▶ [Data section]

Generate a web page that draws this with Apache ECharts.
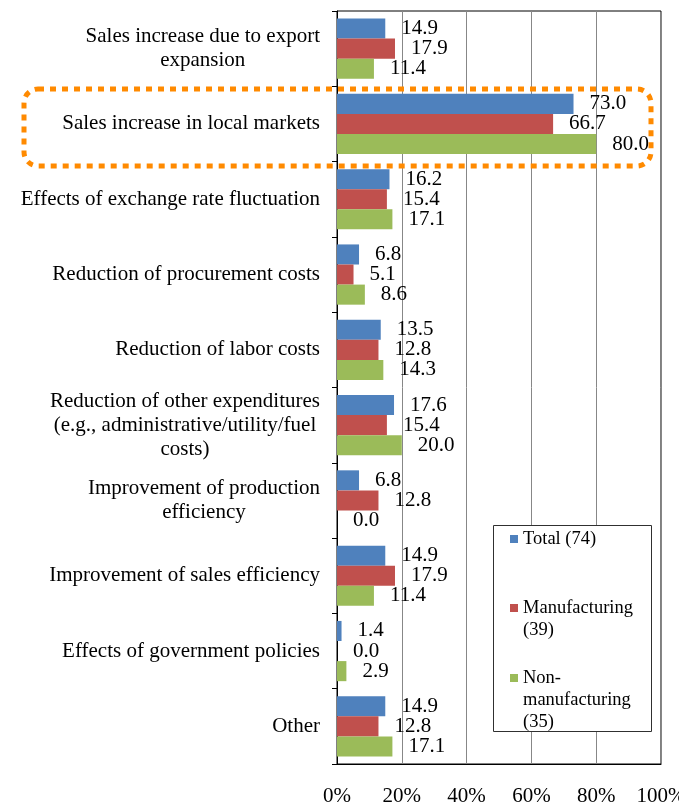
<!DOCTYPE html>
<html>
<head>
<meta charset="utf-8">
<script src="https://cdn.jsdelivr.net/npm/echarts@6/dist/echarts.min.js"></script>
<style>
  html, body { margin: 0; padding: 0; background: #fff; }
  #chart { width: 679px; height: 803px; }
</style>
</head>
<body>
<div id="chart"></div>
<script>
// categories, top to bottom
const categories = [
  'Sales increase due to export\nexpansion',
  'Sales increase in local markets',
  'Effects of exchange rate fluctuation',
  'Reduction of procurement costs',
  'Reduction of labor costs',
  'Reduction of other expenditures\n(e.g., administrative/utility/fuel\ncosts)',
  'Improvement of production\nefficiency',
  'Improvement of sales efficiency',
  'Effects of government policies',
  'Other'
]
const totalValues = [14.9, 73.0, 16.2, 6.8, 13.5, 17.6, 6.8, 14.9, 1.4, 14.9]
const manufacturingValues = [17.9, 66.7, 15.4, 5.1, 12.8, 15.4, 12.8, 17.9, 0.0, 12.8]
const nonManufacturingValues = [11.4, 80.0, 17.1, 8.6, 14.3, 20.0, 0.0, 11.4, 2.9, 17.1]
const seriesNames = ['Total (74)', 'Manufacturing (39)', 'Non-manufacturing (35)']
const legendLabels = ['Total (74)', '\nManufacturing\n(39)', '\n\nNon-\nmanufacturing\n(35)']
const xTicks = [0, 20, 40, 60, 80, 100]

const font = '"Liberation Serif", "Times New Roman", serif'
const colors = ['#4F81BD', '#C0504D', '#9BBB59']

const chart = echarts.init(document.getElementById('chart'))

function barSeries(name, values, color) {
  return {
    name: name,
    type: 'bar',
    data: values,
    barGap: '0%',
    barCategoryGap: '20%',
    itemStyle: { color: color },
    label: {
      show: true,
      position: 'right',
      distance: 16,
      color: '#000',
      fontFamily: font,
      fontSize: 21,
      formatter: p => p.value.toFixed(1)
    }
  }
}

const legendTops = [528, 575, 623]

chart.setOption({
  animation: false,
  grid: {
    left: 337,
    right: 18,
    top: 11,
    bottom: 39,
    outerBoundsMode: 'none',
    show: true,
    borderColor: '#000',
    borderWidth: 1
  },
  xAxis: {
    type: 'value',
    min: xTicks[0],
    max: xTicks[xTicks.length - 1],
    interval: 20,
    axisLine: { show: true, lineStyle: { color: '#000' } },
    axisTick: { show: false },
    splitLine: { lineStyle: { color: '#878787', width: 1 } },
    axisLabel: {
      formatter: '{value}%',
      color: '#000',
      fontFamily: font,
      fontSize: 21,
      margin: 22,
      showMaxLabel: true
    }
  },
  yAxis: {
    type: 'category',
    inverse: true,
    data: categories,
    axisLine: { show: true, lineStyle: { color: '#000' } },
    axisTick: { show: true, length: 5, lineStyle: { color: '#000' } },
    axisLabel: {
      margin: 17,
      color: '#000',
      fontFamily: font,
      fontSize: 21,
      lineHeight: 24,
      align: 'right',
      formatter: v => v.split('\n').map(l => '{c|' + l + '}').join('\n'),
      rich: {
        c: { align: 'center', fontFamily: font, fontSize: 21, lineHeight: 24, color: '#000' }
      }
    }
  },
  legend: seriesNames.map((n, i) => ({
    data: [n],
    orient: 'vertical',
    left: 510,
    top: legendTops[i],
    padding: 0,
    itemWidth: 8,
    itemHeight: 8,
    itemGap: 6,
    icon: 'rect',
    selectedMode: false,
    z: 60,
    formatter: () => legendLabels[i],
    textStyle: { fontFamily: font, fontSize: 18.5, lineHeight: 22, color: '#000' }
  })),
  graphic: [
    {
      type: 'rect',
      z: 50,
      shape: { x: 493.5, y: 525.5, width: 158, height: 206 },
      style: { fill: '#fff', stroke: '#303030', lineWidth: 1 }
    },
    {
      type: 'rect',
      z: 50,
      shape: { x: 24, y: 89, width: 627, height: 77, r: 14 },
      style: { fill: null, stroke: '#FF8A00', lineWidth: 5, lineDash: [6, 6] }
    }
  ],
  series: [
    barSeries(seriesNames[0], totalValues, colors[0]),
    barSeries(seriesNames[1], manufacturingValues, colors[1]),
    barSeries(seriesNames[2], nonManufacturingValues, colors[2])
  ]
})
</script>
</body>
</html>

▶ [Direction]
Repeat the listing in full and exactly. Do not include any images.

▶ [Exercise output]
Generate a web page that draws this with Apache ECharts.
<!DOCTYPE html>
<html>
<head>
<meta charset="utf-8">
<script src="https://cdn.jsdelivr.net/npm/echarts@6/dist/echarts.min.js"></script>
<style>
  html, body { margin: 0; padding: 0; background: #fff; }
  #chart { width: 679px; height: 803px; }
</style>
</head>
<body>
<div id="chart"></div>
<script>
// categories, top to bottom
const categories = [
  'Sales increase due to export\nexpansion',
  'Sales increase in local markets',
  'Effects of exchange rate fluctuation',
  'Reduction of procurement costs',
  'Reduction of labor costs',
  'Reduction of other expenditures\n(e.g., administrative/utility/fuel\ncosts)',
  'Improvement of production\nefficiency',
  'Improvement of sales efficiency',
  'Effects of government policies',
  'Other'
]
const totalValues = [14.9, 73.0, 16.2, 6.8, 13.5, 17.6, 6.8, 14.9, 1.4, 14.9]
const manufacturingValues = [17.9, 66.7, 15.4, 5.1, 12.8, 15.4, 12.8, 17.9, 0.0, 12.8]
const nonManufacturingValues = [11.4, 80.0, 17.1, 8.6, 14.3, 20.0, 0.0, 11.4, 2.9, 17.1]
const seriesNames = ['Total (74)', 'Manufacturing (39)', 'Non-manufacturing (35)']
const legendLabels = ['Total (74)', '\nManufacturing\n(39)', '\n\nNon-\nmanufacturing\n(35)']
const xTicks = [0, 20, 40, 60, 80, 100]

const font = '"Liberation Serif", "Times New Roman", serif'
const colors = ['#4F81BD', '#C0504D', '#9BBB59']

const chart = echarts.init(document.getElementById('chart'))

function barSeries(name, values, color) {
  return {
    name: name,
    type: 'bar',
    data: values,
    barGap: '0%',
    barCategoryGap: '20%',
    itemStyle: { color: color },
    label: {
      show: true,
      position: 'right',
      distance: 16,
      color: '#000',
      fontFamily: font,
      fontSize: 21,
      formatter: p => p.value.toFixed(1)
    }
  }
}

const legendTops = [528, 575, 623]

chart.setOption({
  animation: false,
  grid: {
    left: 337,
    right: 18,
    top: 11,
    bottom: 39,
    outerBoundsMode: 'none',
    show: true,
    borderColor: '#000',
    borderWidth: 1
  },
  xAxis: {
    type: 'value',
    min: xTicks[0],
    max: xTicks[xTicks.length - 1],
    interval: 20,
    axisLine: { show: true, lineStyle: { color: '#000' } },
    axisTick: { show: false },
    splitLine: { lineStyle: { color: '#878787', width: 1 } },
    axisLabel: {
      formatter: '{value}%',
      color: '#000',
      fontFamily: font,
      fontSize: 21,
      margin: 22,
      showMaxLabel: true
    }
  },
  yAxis: {
    type: 'category',
    inverse: true,
    data: categories,
    axisLine: { show: true, lineStyle: { color: '#000' } },
    axisTick: { show: true, length: 5, lineStyle: { color: '#000' } },
    axisLabel: {
      margin: 17,
      color: '#000',
      fontFamily: font,
      fontSize: 21,
      lineHeight: 24,
      align: 'right',
      formatter: v => v.split('\n').map(l => '{c|' + l + '}').join('\n'),
      rich: {
        c: { align: 'center', fontFamily: font, fontSize: 21, lineHeight: 24, color: '#000' }
      }
    }
  },
  legend: seriesNames.map((n, i) => ({
    data: [n],
    orient: 'vertical',
    left: 510,
    top: legendTops[i],
    padding: 0,
    itemWidth: 8,
    itemHeight: 8,
    itemGap: 6,
    icon: 'rect',
    selectedMode: false,
    z: 60,
    formatter: () => legendLabels[i],
    textStyle: { fontFamily: font, fontSize: 18.5, lineHeight: 22, color: '#000' }
  })),
  graphic: [
    {
      type: 'rect',
      z: 50,
      shape: { x: 493.5, y: 525.5, width: 158, height: 206 },
      style: { fill: '#fff', stroke: '#303030', lineWidth: 1 }
    },
    {
      type: 'rect',
      z: 50,
      shape: { x: 24, y: 89, width: 627, height: 77, r: 14 },
      style: { fill: null, stroke: '#FF8A00', lineWidth: 5, lineDash: [6, 6] }
    }
  ],
  series: [
    barSeries(seriesNames[0], totalValues, colors[0]),
    barSeries(seriesNames[1], manufacturingValues, colors[1]),
    barSeries(seriesNames[2], nonManufacturingValues, colors[2])
  ]
})
</script>
</body>
</html>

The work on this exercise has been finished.